● PROBLEM TO WORK ON: Restate each line of the listing exactly, without carrying over any pictures.

=== PROVIDED DATA ===

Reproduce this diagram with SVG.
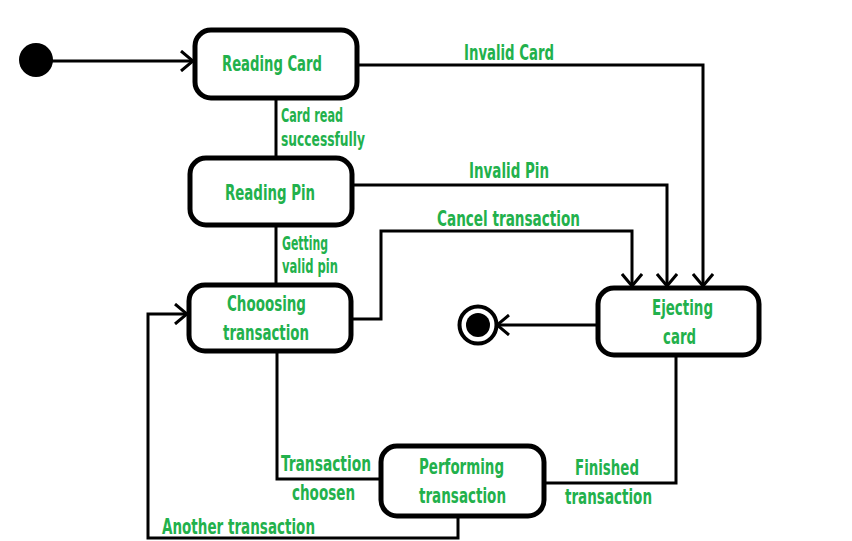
<svg xmlns="http://www.w3.org/2000/svg" width="852" height="541" viewBox="0 0 852 541">
<style>
.node{fill:#fff;stroke:#000;stroke-width:5}
.conn{fill:none;stroke:#000;stroke-width:3}
text{font-family:"DejaVu Sans Condensed","DejaVu Sans","Liberation Sans",sans-serif;font-weight:bold;font-stretch:condensed;font-size:21px;fill:#22b14c}
.sm{font-size:19px}
</style>
<defs>
<marker id="ah" viewBox="0 0 14 22" refX="13" refY="11" markerWidth="14" markerHeight="22" markerUnits="userSpaceOnUse" orient="auto">
<path d="M1,1 L13,11 L1,21" fill="none" stroke="#000" stroke-width="3"/>
</marker>
</defs>
<rect width="852" height="541" fill="#fff"/>
<g id="connectors">
<line class="conn" x1="52" y1="61" x2="193" y2="61" marker-end="url(#ah)"/>
<polyline class="conn" points="358,65 703,65 703,286" marker-end="url(#ah)"/>
<line class="conn" x1="276" y1="98" x2="276" y2="157"/>
<polyline class="conn" points="353,185 667,185 667,286" marker-end="url(#ah)"/>
<line class="conn" x1="276" y1="226" x2="276" y2="284"/>
<polyline class="conn" points="352,319 381,319 381,231 632,231 632,286" marker-end="url(#ah)"/>
<line class="conn" x1="597" y1="325" x2="497" y2="325" marker-end="url(#ah)"/>
<polyline class="conn" points="277,352 277,479 381,479"/>
<polyline class="conn" points="544,483 676,483 676,357"/>
<polyline class="conn" points="458,516 458,538 148,538 148,314 187,314" marker-end="url(#ah)"/>
</g>
<g id="initial"><circle cx="36" cy="60" r="17" fill="#000"/></g>
<g id="reading-card">
<rect class="node" x="195" y="30" width="162" height="68" rx="16"/>
<text x="222" y="71" textLength="100" lengthAdjust="spacingAndGlyphs">Reading Card</text>
</g>
<g id="reading-pin">
<rect class="node" x="190" y="158" width="162" height="67" rx="16"/>
<text x="225" y="200" textLength="90" lengthAdjust="spacingAndGlyphs">Reading Pin</text>
</g>
<g id="choosing">
<rect class="node" x="189" y="285" width="162" height="66" rx="16"/>
<text x="227" y="311" textLength="79" lengthAdjust="spacingAndGlyphs">Chooosing</text>
<text x="223" y="340" textLength="86" lengthAdjust="spacingAndGlyphs">transaction</text>
</g>
<g id="ejecting">
<rect class="node" x="598" y="288" width="161" height="67" rx="16"/>
<text x="652" y="315" textLength="61" lengthAdjust="spacingAndGlyphs">Ejecting</text>
<text x="663" y="344" textLength="33" lengthAdjust="spacingAndGlyphs">card</text>
</g>
<g id="performing">
<rect class="node" x="381" y="446" width="163" height="70" rx="16"/>
<text x="419" y="474" textLength="85" lengthAdjust="spacingAndGlyphs">Performing</text>
<text x="419" y="503" textLength="87" lengthAdjust="spacingAndGlyphs">transaction</text>
</g>
<g id="final">
<circle cx="478" cy="325" r="18.5" fill="#fff" stroke="#000" stroke-width="4"/>
<circle cx="478" cy="325" r="12" fill="#000"/>
</g>
<g id="labels">
<text x="464" y="60" textLength="90" lengthAdjust="spacingAndGlyphs">Invalid Card</text>
<text class="sm" x="281" y="122" textLength="62" lengthAdjust="spacingAndGlyphs">Card read</text>
<text class="sm" x="281" y="146" textLength="84" lengthAdjust="spacingAndGlyphs">successfully</text>
<text x="469" y="178" textLength="80" lengthAdjust="spacingAndGlyphs">Invalid Pin</text>
<text x="437" y="226" textLength="143" lengthAdjust="spacingAndGlyphs">Cancel transaction</text>
<text class="sm" x="282" y="250" textLength="46" lengthAdjust="spacingAndGlyphs">Getting</text>
<text class="sm" x="282" y="273" textLength="56" lengthAdjust="spacingAndGlyphs">valid pin</text>
<text x="281" y="471" textLength="90" lengthAdjust="spacingAndGlyphs">Transaction</text>
<text x="292" y="500" textLength="63" lengthAdjust="spacingAndGlyphs">choosen</text>
<text x="575" y="475" textLength="64" lengthAdjust="spacingAndGlyphs">Finished</text>
<text x="565" y="504" textLength="87" lengthAdjust="spacingAndGlyphs">transaction</text>
<text x="162" y="534" textLength="153" lengthAdjust="spacingAndGlyphs">Another transaction</text>
</g>
</svg>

===

● EXERCISE ANSWER:
Reproduce this diagram with SVG.
<svg xmlns="http://www.w3.org/2000/svg" width="852" height="541" viewBox="0 0 852 541">
<style>
.node{fill:#fff;stroke:#000;stroke-width:5}
.conn{fill:none;stroke:#000;stroke-width:3}
text{font-family:"DejaVu Sans Condensed","DejaVu Sans","Liberation Sans",sans-serif;font-weight:bold;font-stretch:condensed;font-size:21px;fill:#22b14c}
.sm{font-size:19px}
</style>
<defs>
<marker id="ah" viewBox="0 0 14 22" refX="13" refY="11" markerWidth="14" markerHeight="22" markerUnits="userSpaceOnUse" orient="auto">
<path d="M1,1 L13,11 L1,21" fill="none" stroke="#000" stroke-width="3"/>
</marker>
</defs>
<rect width="852" height="541" fill="#fff"/>
<g id="connectors">
<line class="conn" x1="52" y1="61" x2="193" y2="61" marker-end="url(#ah)"/>
<polyline class="conn" points="358,65 703,65 703,286" marker-end="url(#ah)"/>
<line class="conn" x1="276" y1="98" x2="276" y2="157"/>
<polyline class="conn" points="353,185 667,185 667,286" marker-end="url(#ah)"/>
<line class="conn" x1="276" y1="226" x2="276" y2="284"/>
<polyline class="conn" points="352,319 381,319 381,231 632,231 632,286" marker-end="url(#ah)"/>
<line class="conn" x1="597" y1="325" x2="497" y2="325" marker-end="url(#ah)"/>
<polyline class="conn" points="277,352 277,479 381,479"/>
<polyline class="conn" points="544,483 676,483 676,357"/>
<polyline class="conn" points="458,516 458,538 148,538 148,314 187,314" marker-end="url(#ah)"/>
</g>
<g id="initial"><circle cx="36" cy="60" r="17" fill="#000"/></g>
<g id="reading-card">
<rect class="node" x="195" y="30" width="162" height="68" rx="16"/>
<text x="222" y="71" textLength="100" lengthAdjust="spacingAndGlyphs">Reading Card</text>
</g>
<g id="reading-pin">
<rect class="node" x="190" y="158" width="162" height="67" rx="16"/>
<text x="225" y="200" textLength="90" lengthAdjust="spacingAndGlyphs">Reading Pin</text>
</g>
<g id="choosing">
<rect class="node" x="189" y="285" width="162" height="66" rx="16"/>
<text x="227" y="311" textLength="79" lengthAdjust="spacingAndGlyphs">Chooosing</text>
<text x="223" y="340" textLength="86" lengthAdjust="spacingAndGlyphs">transaction</text>
</g>
<g id="ejecting">
<rect class="node" x="598" y="288" width="161" height="67" rx="16"/>
<text x="652" y="315" textLength="61" lengthAdjust="spacingAndGlyphs">Ejecting</text>
<text x="663" y="344" textLength="33" lengthAdjust="spacingAndGlyphs">card</text>
</g>
<g id="performing">
<rect class="node" x="381" y="446" width="163" height="70" rx="16"/>
<text x="419" y="474" textLength="85" lengthAdjust="spacingAndGlyphs">Performing</text>
<text x="419" y="503" textLength="87" lengthAdjust="spacingAndGlyphs">transaction</text>
</g>
<g id="final">
<circle cx="478" cy="325" r="18.5" fill="#fff" stroke="#000" stroke-width="4"/>
<circle cx="478" cy="325" r="12" fill="#000"/>
</g>
<g id="labels">
<text x="464" y="60" textLength="90" lengthAdjust="spacingAndGlyphs">Invalid Card</text>
<text class="sm" x="281" y="122" textLength="62" lengthAdjust="spacingAndGlyphs">Card read</text>
<text class="sm" x="281" y="146" textLength="84" lengthAdjust="spacingAndGlyphs">successfully</text>
<text x="469" y="178" textLength="80" lengthAdjust="spacingAndGlyphs">Invalid Pin</text>
<text x="437" y="226" textLength="143" lengthAdjust="spacingAndGlyphs">Cancel transaction</text>
<text class="sm" x="282" y="250" textLength="46" lengthAdjust="spacingAndGlyphs">Getting</text>
<text class="sm" x="282" y="273" textLength="56" lengthAdjust="spacingAndGlyphs">valid pin</text>
<text x="281" y="471" textLength="90" lengthAdjust="spacingAndGlyphs">Transaction</text>
<text x="292" y="500" textLength="63" lengthAdjust="spacingAndGlyphs">choosen</text>
<text x="575" y="475" textLength="64" lengthAdjust="spacingAndGlyphs">Finished</text>
<text x="565" y="504" textLength="87" lengthAdjust="spacingAndGlyphs">transaction</text>
<text x="162" y="534" textLength="153" lengthAdjust="spacingAndGlyphs">Another transaction</text>
</g>
</svg>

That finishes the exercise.